■ TASK INSTRUCTIONS ■
Your task is to transcribe the records exactly, skipping every image.

■ DATA EXCERPTS ■
═══
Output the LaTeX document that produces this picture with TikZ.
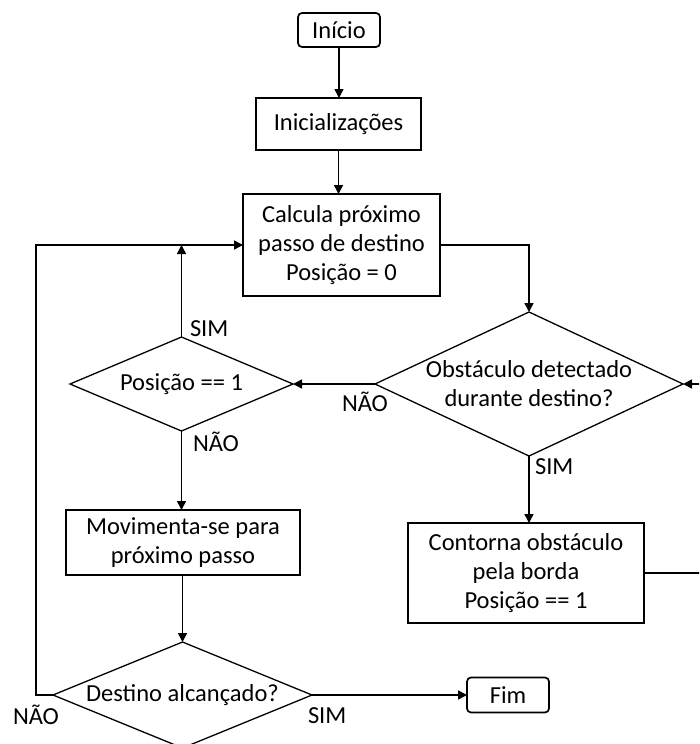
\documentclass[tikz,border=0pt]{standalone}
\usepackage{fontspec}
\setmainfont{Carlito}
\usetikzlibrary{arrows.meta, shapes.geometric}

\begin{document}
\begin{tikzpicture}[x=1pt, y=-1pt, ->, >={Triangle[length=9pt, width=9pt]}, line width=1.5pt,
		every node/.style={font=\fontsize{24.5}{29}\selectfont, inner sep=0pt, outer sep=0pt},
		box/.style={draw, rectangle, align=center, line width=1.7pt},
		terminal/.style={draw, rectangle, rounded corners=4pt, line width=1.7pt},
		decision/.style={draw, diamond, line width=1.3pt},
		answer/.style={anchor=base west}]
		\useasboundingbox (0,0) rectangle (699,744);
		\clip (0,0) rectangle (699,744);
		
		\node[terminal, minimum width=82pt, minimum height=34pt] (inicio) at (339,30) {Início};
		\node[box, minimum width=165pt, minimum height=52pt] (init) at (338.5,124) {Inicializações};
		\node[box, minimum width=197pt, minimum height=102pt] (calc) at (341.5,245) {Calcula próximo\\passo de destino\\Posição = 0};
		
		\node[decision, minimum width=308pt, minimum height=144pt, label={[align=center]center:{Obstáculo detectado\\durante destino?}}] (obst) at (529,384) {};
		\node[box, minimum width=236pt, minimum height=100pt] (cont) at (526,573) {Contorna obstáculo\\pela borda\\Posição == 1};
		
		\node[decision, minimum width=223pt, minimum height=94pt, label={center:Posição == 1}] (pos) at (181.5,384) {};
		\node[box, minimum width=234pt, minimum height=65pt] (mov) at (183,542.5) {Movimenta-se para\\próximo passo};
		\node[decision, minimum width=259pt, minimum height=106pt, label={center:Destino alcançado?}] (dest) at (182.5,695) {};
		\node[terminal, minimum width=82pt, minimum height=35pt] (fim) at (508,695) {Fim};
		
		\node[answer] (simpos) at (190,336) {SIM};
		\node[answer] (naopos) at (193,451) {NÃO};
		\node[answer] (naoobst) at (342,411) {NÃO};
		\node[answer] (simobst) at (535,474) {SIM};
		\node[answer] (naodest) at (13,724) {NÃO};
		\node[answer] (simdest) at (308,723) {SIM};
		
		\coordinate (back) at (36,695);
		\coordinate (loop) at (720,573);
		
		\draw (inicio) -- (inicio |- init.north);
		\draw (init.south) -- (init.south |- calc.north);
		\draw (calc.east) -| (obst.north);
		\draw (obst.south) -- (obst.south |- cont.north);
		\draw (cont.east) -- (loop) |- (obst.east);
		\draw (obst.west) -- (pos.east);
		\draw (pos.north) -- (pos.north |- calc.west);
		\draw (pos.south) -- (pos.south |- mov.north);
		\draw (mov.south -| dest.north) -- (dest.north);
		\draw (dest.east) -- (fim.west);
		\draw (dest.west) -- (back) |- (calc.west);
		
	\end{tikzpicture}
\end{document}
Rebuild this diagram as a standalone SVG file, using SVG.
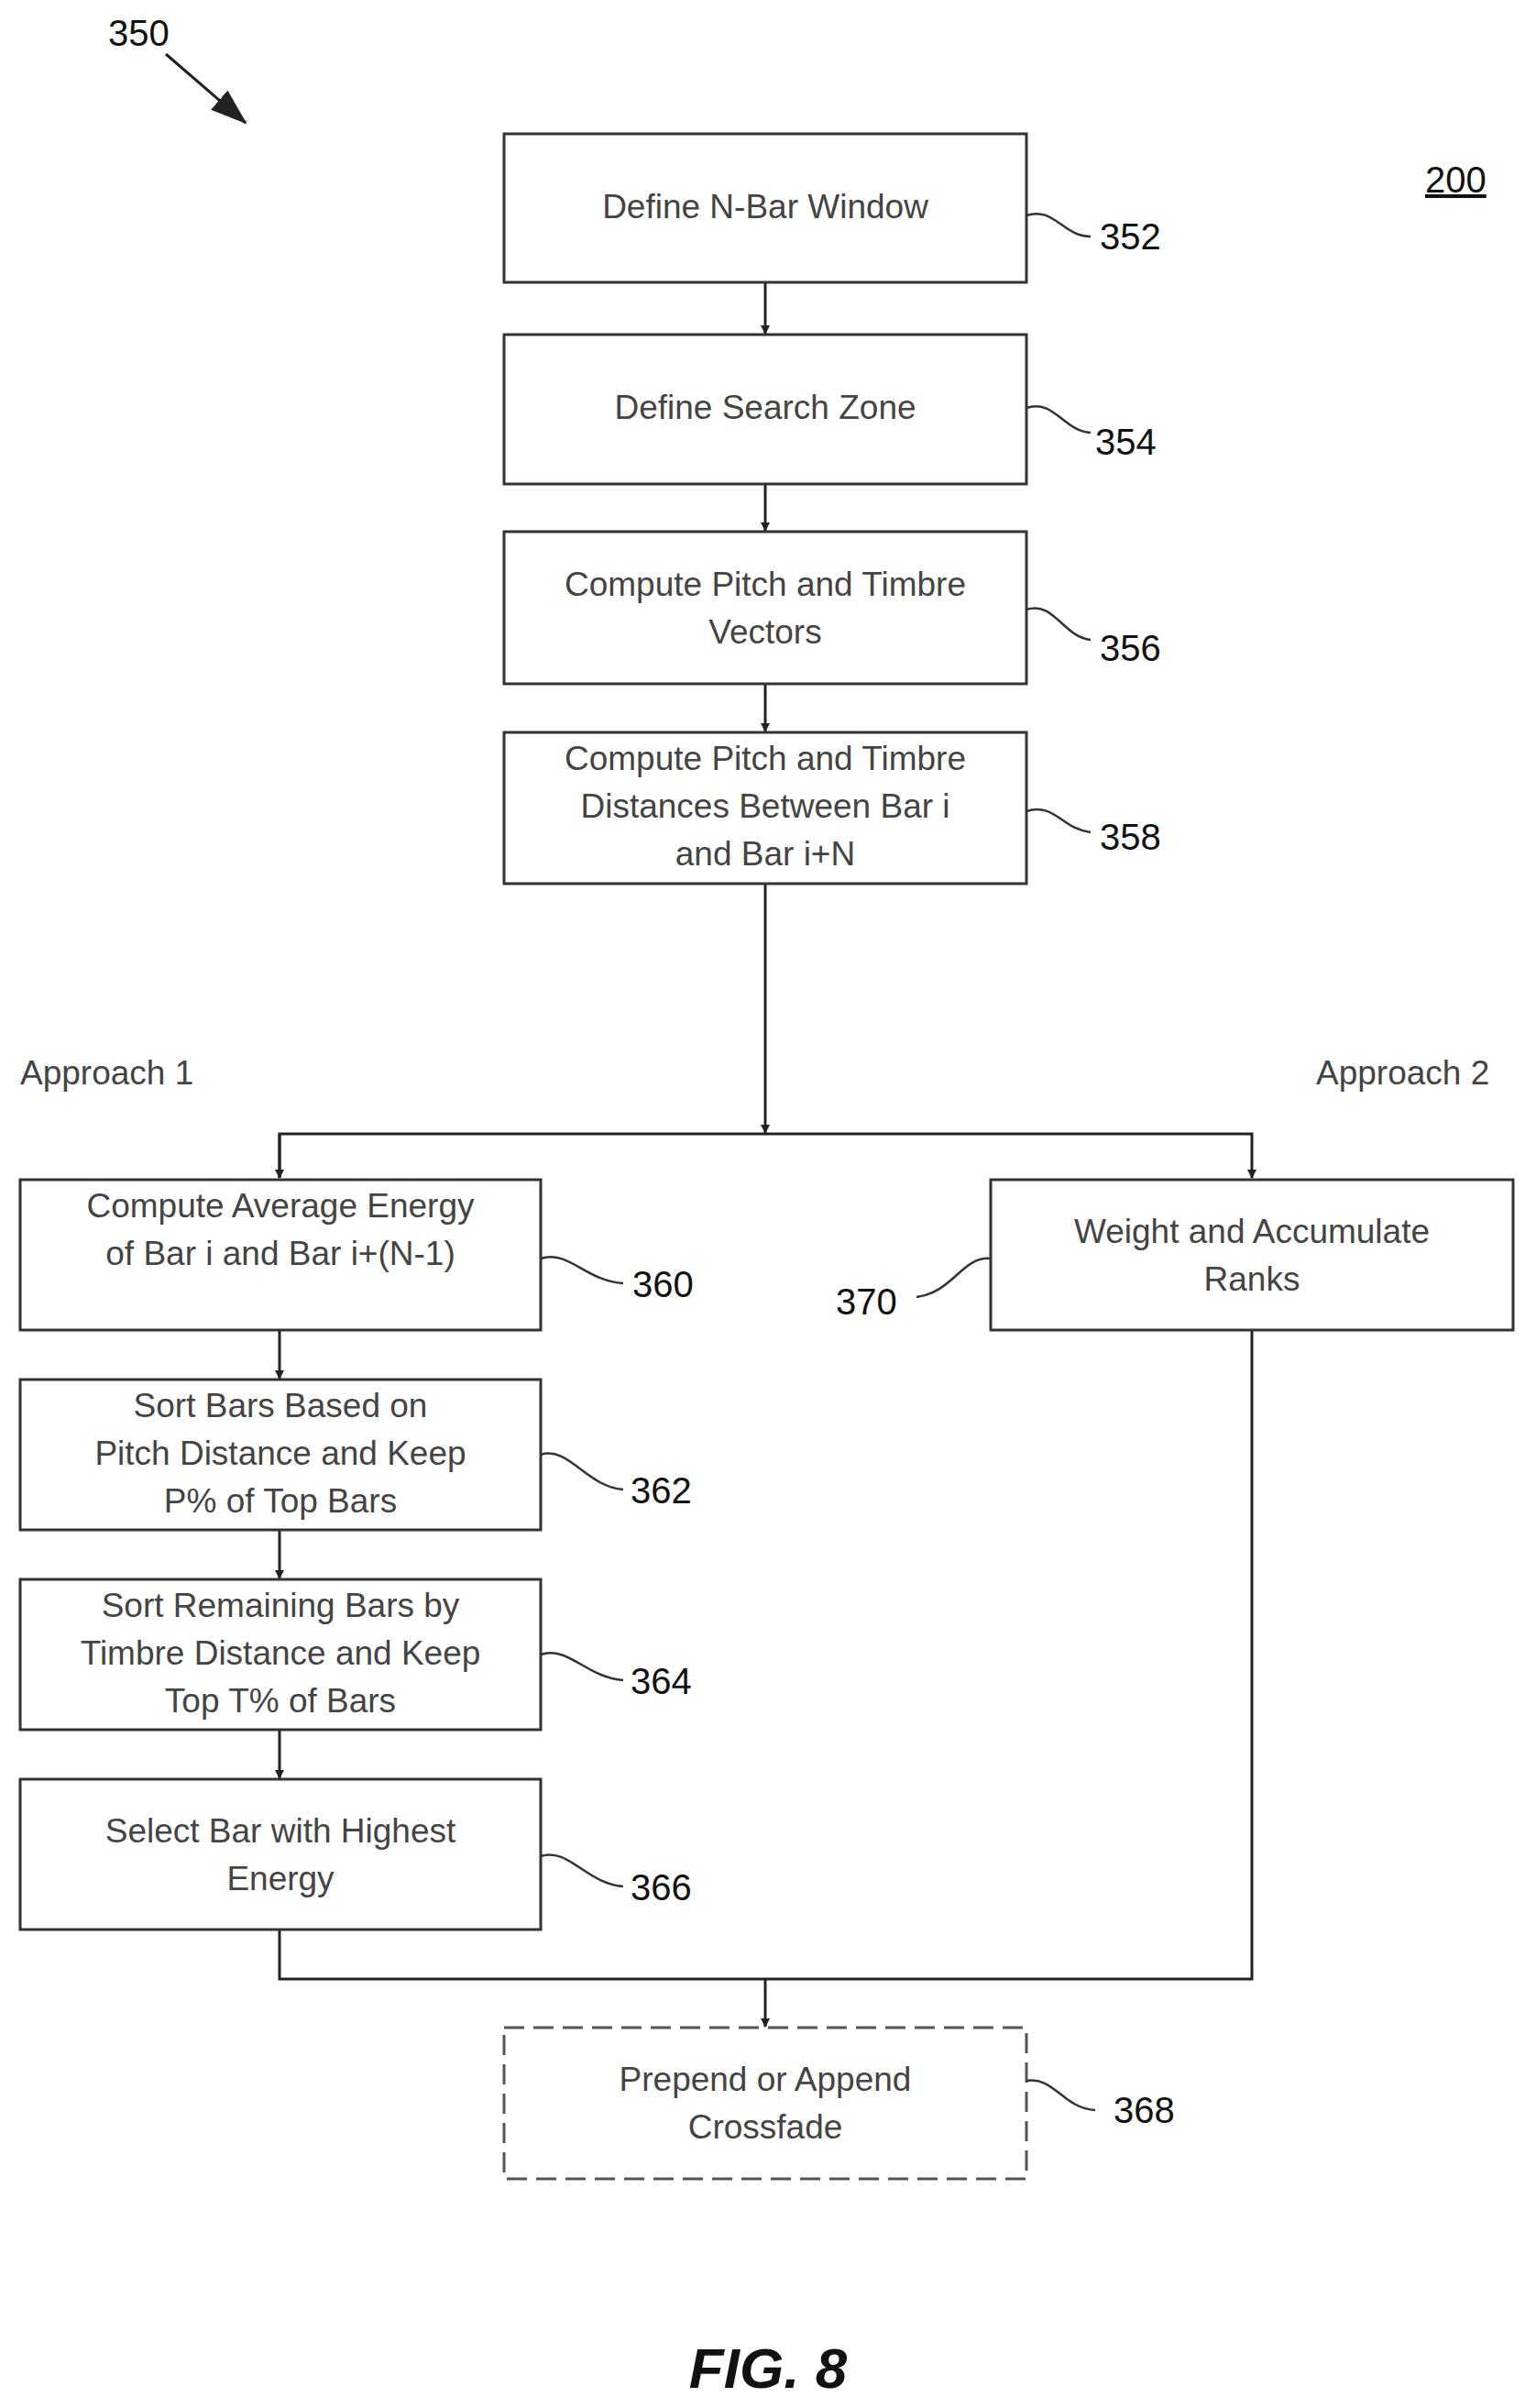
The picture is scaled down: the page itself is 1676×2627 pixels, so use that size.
═══
■ ANSWER TO THIS EXERCISE ■
Output the LaTeX document that produces this picture with TikZ.
\documentclass[tikz,border=0pt]{standalone}
\usepackage{fontspec}
\setmainfont{Carlito}
\usetikzlibrary{arrows.meta, shapes.geometric}

\begin{document}
\begin{tikzpicture}[x=1pt, y=-1pt, ->, >={Triangle[length=9pt, width=9pt]}, line width=1.5pt,
		every node/.style={font=\fontsize{24.5}{29}\selectfont, inner sep=0pt, outer sep=0pt},
		box/.style={draw, rectangle, align=center, line width=1.7pt},
		terminal/.style={draw, rectangle, rounded corners=4pt, line width=1.7pt},
		decision/.style={draw, diamond, line width=1.3pt},
		answer/.style={anchor=base west}]
		\useasboundingbox (0,0) rectangle (699,744);
		\clip (0,0) rectangle (699,744);
		
		\node[terminal, minimum width=82pt, minimum height=34pt] (inicio) at (339,30) {Início};
		\node[box, minimum width=165pt, minimum height=52pt] (init) at (338.5,124) {Inicializações};
		\node[box, minimum width=197pt, minimum height=102pt] (calc) at (341.5,245) {Calcula próximo\\passo de destino\\Posição = 0};
		
		\node[decision, minimum width=308pt, minimum height=144pt, label={[align=center]center:{Obstáculo detectado\\durante destino?}}] (obst) at (529,384) {};
		\node[box, minimum width=236pt, minimum height=100pt] (cont) at (526,573) {Contorna obstáculo\\pela borda\\Posição == 1};
		
		\node[decision, minimum width=223pt, minimum height=94pt, label={center:Posição == 1}] (pos) at (181.5,384) {};
		\node[box, minimum width=234pt, minimum height=65pt] (mov) at (183,542.5) {Movimenta-se para\\próximo passo};
		\node[decision, minimum width=259pt, minimum height=106pt, label={center:Destino alcançado?}] (dest) at (182.5,695) {};
		\node[terminal, minimum width=82pt, minimum height=35pt] (fim) at (508,695) {Fim};
		
		\node[answer] (simpos) at (190,336) {SIM};
		\node[answer] (naopos) at (193,451) {NÃO};
		\node[answer] (naoobst) at (342,411) {NÃO};
		\node[answer] (simobst) at (535,474) {SIM};
		\node[answer] (naodest) at (13,724) {NÃO};
		\node[answer] (simdest) at (308,723) {SIM};
		
		\coordinate (back) at (36,695);
		\coordinate (loop) at (720,573);
		
		\draw (inicio) -- (inicio |- init.north);
		\draw (init.south) -- (init.south |- calc.north);
		\draw (calc.east) -| (obst.north);
		\draw (obst.south) -- (obst.south |- cont.north);
		\draw (cont.east) -- (loop) |- (obst.east);
		\draw (obst.west) -- (pos.east);
		\draw (pos.north) -- (pos.north |- calc.west);
		\draw (pos.south) -- (pos.south |- mov.north);
		\draw (mov.south -| dest.north) -- (dest.north);
		\draw (dest.east) -- (fim.west);
		\draw (dest.west) -- (back) |- (calc.west);
		
	\end{tikzpicture}
\end{document}
Rebuild this diagram as a standalone SVG file, using SVG.
The picture is scaled down: the page itself is 1676×2627 pixels, so use that size.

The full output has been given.